<<<<

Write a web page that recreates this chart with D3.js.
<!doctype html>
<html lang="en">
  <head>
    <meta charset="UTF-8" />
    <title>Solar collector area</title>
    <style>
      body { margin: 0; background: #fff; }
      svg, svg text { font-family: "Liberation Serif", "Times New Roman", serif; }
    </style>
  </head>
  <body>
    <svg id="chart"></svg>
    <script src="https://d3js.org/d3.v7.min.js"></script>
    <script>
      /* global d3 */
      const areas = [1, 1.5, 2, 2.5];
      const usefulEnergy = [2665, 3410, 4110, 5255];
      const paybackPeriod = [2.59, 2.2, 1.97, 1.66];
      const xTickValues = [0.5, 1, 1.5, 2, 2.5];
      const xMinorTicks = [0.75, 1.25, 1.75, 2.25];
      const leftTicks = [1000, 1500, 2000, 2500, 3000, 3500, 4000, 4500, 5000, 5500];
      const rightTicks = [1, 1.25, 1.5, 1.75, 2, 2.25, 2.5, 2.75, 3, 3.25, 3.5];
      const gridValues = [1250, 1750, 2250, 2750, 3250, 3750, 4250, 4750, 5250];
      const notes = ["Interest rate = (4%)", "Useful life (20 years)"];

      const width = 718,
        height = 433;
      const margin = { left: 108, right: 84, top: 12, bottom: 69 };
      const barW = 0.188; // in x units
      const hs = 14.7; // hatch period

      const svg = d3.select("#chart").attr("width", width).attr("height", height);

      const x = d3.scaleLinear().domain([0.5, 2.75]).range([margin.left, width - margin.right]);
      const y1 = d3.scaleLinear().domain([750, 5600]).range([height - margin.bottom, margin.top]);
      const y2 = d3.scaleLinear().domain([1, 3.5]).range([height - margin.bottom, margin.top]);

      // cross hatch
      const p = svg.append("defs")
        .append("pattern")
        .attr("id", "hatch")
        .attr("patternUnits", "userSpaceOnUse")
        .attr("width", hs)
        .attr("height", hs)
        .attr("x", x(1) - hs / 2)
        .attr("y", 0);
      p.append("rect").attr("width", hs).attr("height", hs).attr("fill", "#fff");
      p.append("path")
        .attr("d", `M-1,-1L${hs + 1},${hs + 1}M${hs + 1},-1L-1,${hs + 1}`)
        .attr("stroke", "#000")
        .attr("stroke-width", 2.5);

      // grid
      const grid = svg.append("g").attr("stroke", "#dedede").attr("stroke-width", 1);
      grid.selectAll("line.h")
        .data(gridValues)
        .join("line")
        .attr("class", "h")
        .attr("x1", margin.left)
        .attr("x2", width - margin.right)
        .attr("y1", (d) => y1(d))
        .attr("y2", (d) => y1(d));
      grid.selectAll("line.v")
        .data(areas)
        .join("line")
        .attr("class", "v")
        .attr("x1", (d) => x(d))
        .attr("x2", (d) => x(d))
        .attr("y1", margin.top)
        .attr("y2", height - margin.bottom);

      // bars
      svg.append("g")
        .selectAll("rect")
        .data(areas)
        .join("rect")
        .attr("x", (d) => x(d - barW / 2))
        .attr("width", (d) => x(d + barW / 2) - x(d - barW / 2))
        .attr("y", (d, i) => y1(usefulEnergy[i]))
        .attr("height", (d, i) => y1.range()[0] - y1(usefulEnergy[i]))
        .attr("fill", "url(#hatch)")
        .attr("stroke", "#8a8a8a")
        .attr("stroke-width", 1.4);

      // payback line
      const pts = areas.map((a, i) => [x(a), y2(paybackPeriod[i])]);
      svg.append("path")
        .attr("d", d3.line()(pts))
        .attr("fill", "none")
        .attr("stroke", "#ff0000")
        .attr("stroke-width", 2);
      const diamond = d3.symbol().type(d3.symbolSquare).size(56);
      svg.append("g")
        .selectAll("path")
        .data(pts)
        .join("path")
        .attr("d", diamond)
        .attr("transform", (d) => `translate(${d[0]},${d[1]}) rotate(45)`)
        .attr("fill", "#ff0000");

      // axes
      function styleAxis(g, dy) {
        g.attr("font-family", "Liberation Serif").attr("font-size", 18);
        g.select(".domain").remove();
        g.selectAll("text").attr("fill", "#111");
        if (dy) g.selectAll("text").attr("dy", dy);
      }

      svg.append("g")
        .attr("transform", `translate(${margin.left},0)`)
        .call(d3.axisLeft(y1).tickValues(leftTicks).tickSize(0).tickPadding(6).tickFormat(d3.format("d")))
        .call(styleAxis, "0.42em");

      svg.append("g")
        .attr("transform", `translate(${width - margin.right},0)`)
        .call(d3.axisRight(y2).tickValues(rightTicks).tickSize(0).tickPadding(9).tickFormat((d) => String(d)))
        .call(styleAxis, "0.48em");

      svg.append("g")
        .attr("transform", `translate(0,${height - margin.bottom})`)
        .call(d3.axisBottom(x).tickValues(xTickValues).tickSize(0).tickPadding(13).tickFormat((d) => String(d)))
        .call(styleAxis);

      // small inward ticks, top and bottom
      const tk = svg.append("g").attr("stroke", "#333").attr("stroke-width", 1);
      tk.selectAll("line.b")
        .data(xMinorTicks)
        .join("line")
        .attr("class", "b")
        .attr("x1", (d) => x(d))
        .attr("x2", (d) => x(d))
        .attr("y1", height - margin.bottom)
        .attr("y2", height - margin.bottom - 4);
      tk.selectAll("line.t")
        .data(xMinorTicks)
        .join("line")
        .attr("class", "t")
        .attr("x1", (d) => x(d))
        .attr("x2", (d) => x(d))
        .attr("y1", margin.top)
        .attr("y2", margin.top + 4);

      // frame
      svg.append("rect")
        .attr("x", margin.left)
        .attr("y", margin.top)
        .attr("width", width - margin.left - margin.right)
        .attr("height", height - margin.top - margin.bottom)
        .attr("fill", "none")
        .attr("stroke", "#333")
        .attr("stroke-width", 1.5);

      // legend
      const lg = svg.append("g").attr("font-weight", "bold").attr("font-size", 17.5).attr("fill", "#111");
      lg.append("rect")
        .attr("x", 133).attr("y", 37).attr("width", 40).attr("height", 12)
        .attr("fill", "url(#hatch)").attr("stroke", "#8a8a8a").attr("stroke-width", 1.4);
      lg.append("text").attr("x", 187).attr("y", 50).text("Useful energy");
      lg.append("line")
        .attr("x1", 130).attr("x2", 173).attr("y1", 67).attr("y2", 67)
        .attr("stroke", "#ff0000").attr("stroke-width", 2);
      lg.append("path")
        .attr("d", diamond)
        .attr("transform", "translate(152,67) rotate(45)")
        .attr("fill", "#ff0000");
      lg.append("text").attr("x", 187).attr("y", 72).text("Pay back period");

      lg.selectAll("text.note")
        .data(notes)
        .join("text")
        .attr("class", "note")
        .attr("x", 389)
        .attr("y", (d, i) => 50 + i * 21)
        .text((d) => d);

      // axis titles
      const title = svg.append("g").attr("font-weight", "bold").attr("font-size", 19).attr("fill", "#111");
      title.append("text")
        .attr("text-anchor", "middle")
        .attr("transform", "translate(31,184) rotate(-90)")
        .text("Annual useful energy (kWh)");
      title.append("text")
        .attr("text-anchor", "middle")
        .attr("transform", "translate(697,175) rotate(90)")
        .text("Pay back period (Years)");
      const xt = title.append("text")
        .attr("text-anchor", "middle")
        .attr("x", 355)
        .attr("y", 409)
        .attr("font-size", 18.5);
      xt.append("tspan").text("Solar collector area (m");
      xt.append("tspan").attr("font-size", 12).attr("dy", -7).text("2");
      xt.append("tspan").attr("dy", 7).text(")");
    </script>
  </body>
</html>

>>>>

Beginning at the top of the data, extract each line through the line containing "const y2 = d3.scaleLinear().domain([1, 3.5]).range([height" and return those lines exactly, with nothing added.

§ Complete response:
Write a web page that recreates this chart with D3.js.
<!doctype html>
<html lang="en">
  <head>
    <meta charset="UTF-8" />
    <title>Solar collector area</title>
    <style>
      body { margin: 0; background: #fff; }
      svg, svg text { font-family: "Liberation Serif", "Times New Roman", serif; }
    </style>
  </head>
  <body>
    <svg id="chart"></svg>
    <script src="https://d3js.org/d3.v7.min.js"></script>
    <script>
      /* global d3 */
      const areas = [1, 1.5, 2, 2.5];
      const usefulEnergy = [2665, 3410, 4110, 5255];
      const paybackPeriod = [2.59, 2.2, 1.97, 1.66];
      const xTickValues = [0.5, 1, 1.5, 2, 2.5];
      const xMinorTicks = [0.75, 1.25, 1.75, 2.25];
      const leftTicks = [1000, 1500, 2000, 2500, 3000, 3500, 4000, 4500, 5000, 5500];
      const rightTicks = [1, 1.25, 1.5, 1.75, 2, 2.25, 2.5, 2.75, 3, 3.25, 3.5];
      const gridValues = [1250, 1750, 2250, 2750, 3250, 3750, 4250, 4750, 5250];
      const notes = ["Interest rate = (4%)", "Useful life (20 years)"];

      const width = 718,
        height = 433;
      const margin = { left: 108, right: 84, top: 12, bottom: 69 };
      const barW = 0.188; // in x units
      const hs = 14.7; // hatch period

      const svg = d3.select("#chart").attr("width", width).attr("height", height);

      const x = d3.scaleLinear().domain([0.5, 2.75]).range([margin.left, width - margin.right]);
      const y1 = d3.scaleLinear().domain([750, 5600]).range([height - margin.bottom, margin.top]);
      const y2 = d3.scaleLinear().domain([1, 3.5]).range([height - margin.bottom, margin.top]);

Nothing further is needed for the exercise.